Did the media bag holding the charcoal break open?
You can probably run some GAC and that should help or use a filter sock to catch the charcoal.
Also, can you get some of it out with a net?
 
Last i heard, charcoal isn't too good for reef tanks. Not 100% sure, but doesn't it eliminate some oils or trace elements in the tank that corals need to live? Not entirely sure.. but i thought i heard it somewhere before. Or something like too much of it will polish the water too much. Something like that. Sorry i couldn't really be of more help :/ Never ever heard of something like this happening.
 
What Ive done is remove the filter housing bag, which is intact and all the charcoal from the bag. Ive put in some filter fiber to hopefully absorb some of the cycling dust. It doesnt look like the bag burst open, im flummoxed as to what could of caused this.
 
Are we all positive that it is charcoal? And not something that all of the corals spit out? Chemical warfare? Are all your corals spaced out properly?
 
It must be.

It has to be the charcoal. The Lophelia are small, there arent too many of them and this water condition happened in under 12 hrs. The water was crystal and then 10 hrs later it looked like the lights had just gone out. Visibility is like 3-4 inches and its pitch black. Looks like an octopus died inside.
 
Dang that just sounds weird. And you said there was no puncture or rip in the media bag that had the carbon or charcoal(whichever)? Maybe you are running too much of it, too often?
 
It does sound weird, I cant think of why this would suddenly happen. The pressure in the filter has been constant for weeks as far as I know, and no rip or puncture was in the bag, I just cleaned it out and looked for one.

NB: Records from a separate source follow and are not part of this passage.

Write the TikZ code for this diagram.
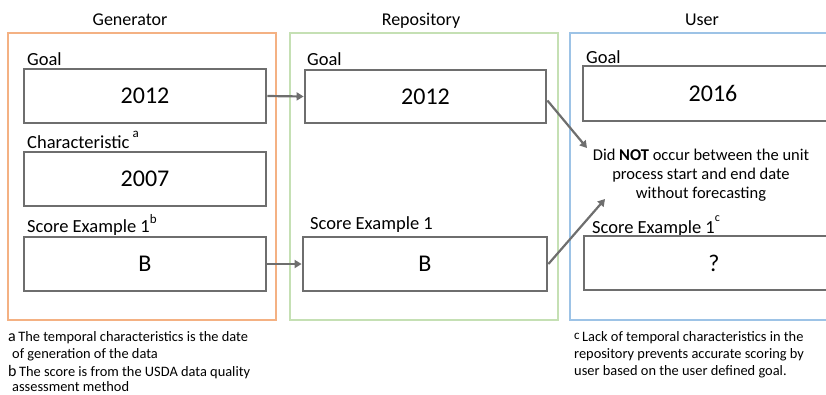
\documentclass[tikz,border=0pt]{standalone}
\usepackage{fontspec}
\setmainfont{Carlito}
\usetikzlibrary{arrows.meta}
\definecolor{gencol}{HTML}{F4B183}
\definecolor{repcol}{HTML}{C5E0B4}
\definecolor{usrcol}{HTML}{9DC3E6}
\definecolor{boxgray}{HTML}{6E6E6E}
\begin{document}
\begin{tikzpicture}[x=1pt,y=-1pt,
  panel/.style={draw=#1,line width=2.5pt},
  valbox/.style={draw=boxgray,line width=2.8pt,fill=white},
  val/.style={font=\fontsize{24}{28}\selectfont},
  lbl/.style={anchor=base west,inner sep=0pt,font=\fontsize{18.5}{22}\selectfont},
  ttl/.style={anchor=base,inner sep=0pt,font=\fontsize{18}{22}\selectfont},
  note/.style={anchor=base west,inner sep=0pt,font=\fontsize{14.4}{16}\selectfont},
  conn/.style={draw=boxgray,line width=2.2pt,-{Triangle[length=7pt,width=8pt]}}]
\useasboundingbox (0,0) rectangle (826,394);
\begin{scope}
\clip (0,0) rectangle (826,394);
% panels
\draw[panel=gencol] (8,33) rectangle (276,320);
\draw[panel=repcol] (290,33) rectangle (558,320);
\draw[panel=usrcol] (570,33) rectangle (840,320);
% titles
\node[ttl] (tgen) at (130,25) {Generator};
\node[ttl] (trep) at (421,25) {Repository};
\node[ttl] (tusr) at (702,25) {User};
% generator
\node[lbl] (lg1) at (27,65) {Goal};
\node[valbox,minimum width=242pt,minimum height=54pt] (g1) at (145,96) {};
\node[val] at (g1) {2012};
\node[lbl] (lg2) at (27,148) {Characteristic\,\raisebox{0.55em}{\fontsize{13}{15}\selectfont a}};
\node[valbox,minimum width=242pt,minimum height=54pt] (g2) at (145,179) {};
\node[val] at (g2) {2007};
\node[lbl] (lg3) at (27,232) {Score Example 1\raisebox{0.45em}{\fontsize{13}{15}\selectfont b}};
\node[valbox,minimum width=242pt,minimum height=54pt] (g3) at (145,264) {};
\node[val] at (g3) {B};
% repository
\node[lbl] (lr1) at (307,65) {Goal};
\node[valbox,minimum width=241pt,minimum height=53pt] (r1) at (425.5,96.5) {};
\node[val] at (r1) {2012};
\node[lbl] (lr3) at (310,229) {Score Example 1};
\node[valbox,minimum width=244pt,minimum height=54pt] (r3) at (425,264) {};
\node[val] at (r3) {B};
% user
\node[lbl] (lu1) at (586,63) {Goal};
\node[valbox,minimum width=260pt,minimum height=55pt] (u1) at (713,93.5) {};
\node[val] at (u1) {2016};
\node[align=center,inner sep=0pt,font=\fontsize{16.5}{19}\selectfont] (msg) at (701,175) {Did \textbf{NOT} occur between the unit\\process start and end date\\without forecasting};
\node[lbl] (lu3) at (592,233) {Score Example 1\raisebox{0.6em}{\fontsize{12}{14}\selectfont c}};
\node[valbox,minimum width=260pt,minimum height=54pt] (u3) at (714,263) {};
\node[val] at (u3) {?};
% connectors
\coordinate (m1) at (587,148);
\coordinate (m2) at (605,199);
\draw[conn] (g1.east) -- (r1.west);
\draw[conn] (g3.east) -- (r3.west);
\draw[conn] ([yshift=-4pt]r1.east) -- (m1);
\draw[conn] (r3.east) -- (m2);
\end{scope}
% footnotes
\node[note] (n1) at (8,341) {{\fontsize{16}{16}\selectfont a}\,The temporal characteristics is the date};
\node[note] (n2) at (12,358) {of generation of the data};
\node[note] (n3) at (8,376) {{\fontsize{16}{16}\selectfont b}\,The score is from the USDA data quality};
\node[note] (n4) at (12,391) {assessment method};
\node[note] (n5) at (574,341) {\raisebox{0.1em}{\fontsize{13}{14}\selectfont c}\,Lack of temporal characteristics in the};
\node[note] (n6) at (574,358) {repository prevents accurate scoring by};
\node[note] (n7) at (574,375) {user based on the user defined goal.};
\end{tikzpicture}
\end{document}
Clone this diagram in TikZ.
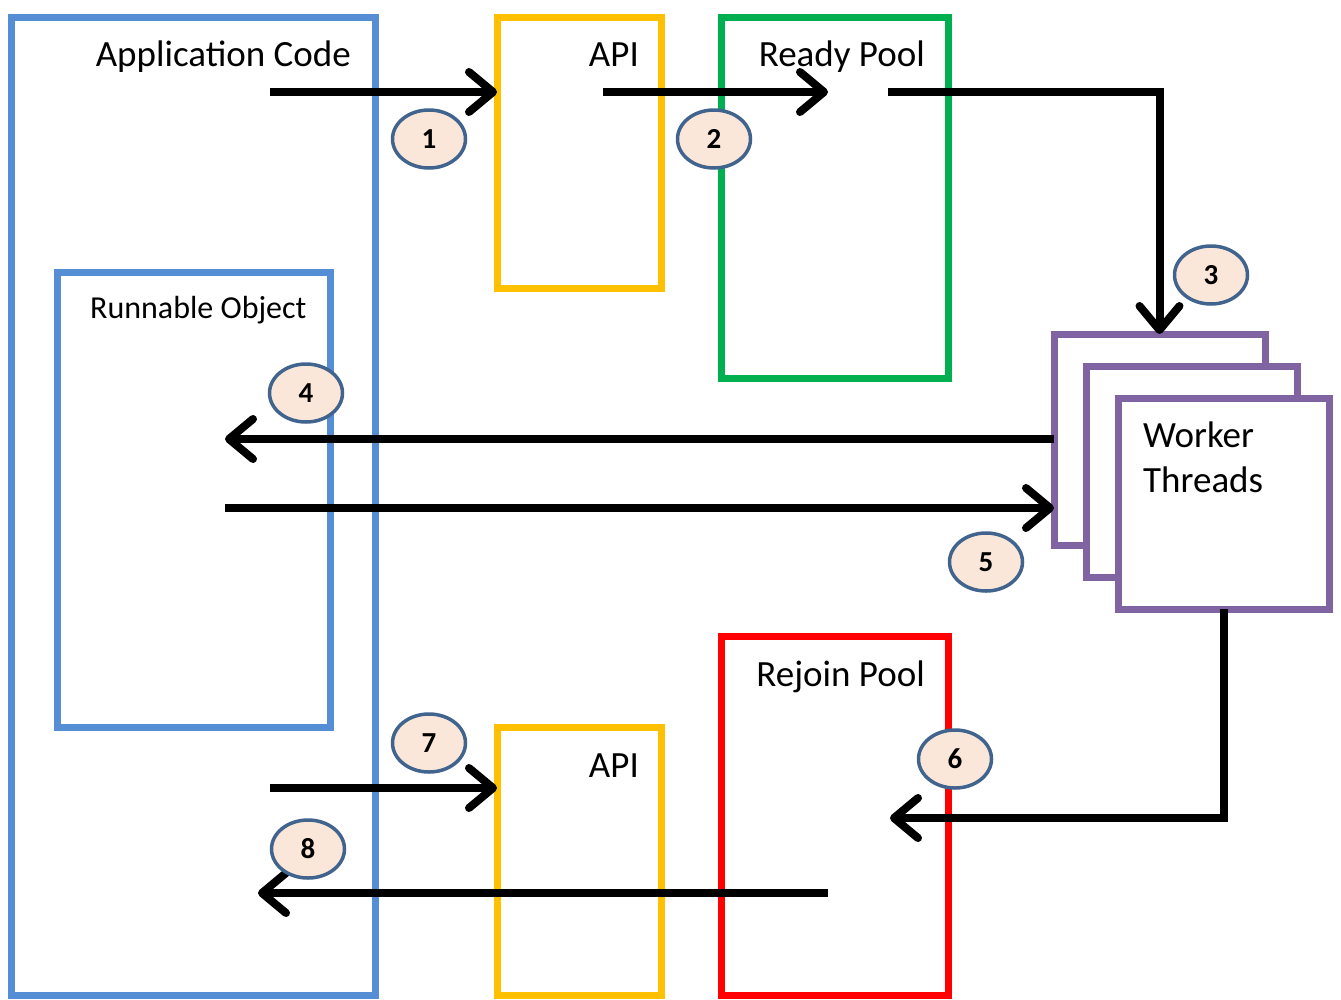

But even if there was, would that really matter? The water has been running through the charcoal filter bag anyway, if the dust was in the bag I think it would of made it through the mesh and screen. Shouldnt a rip just cause the small charcoal pieces to fall into the bottom of the filter housing?
 
I know 3 of the professors at PSU who take care of the 500g reef tank in the Hub center. Get in touch with Sanjay Joshi (Engineering Dept), Ken Feldman (Chemistry Dept) or D. Scott Bennett (History Dept). I'm sure they can tell you what happened and what to do about it.
 
Your correct about those. All of those professors were named earlier by the professor I work for and asked for advice.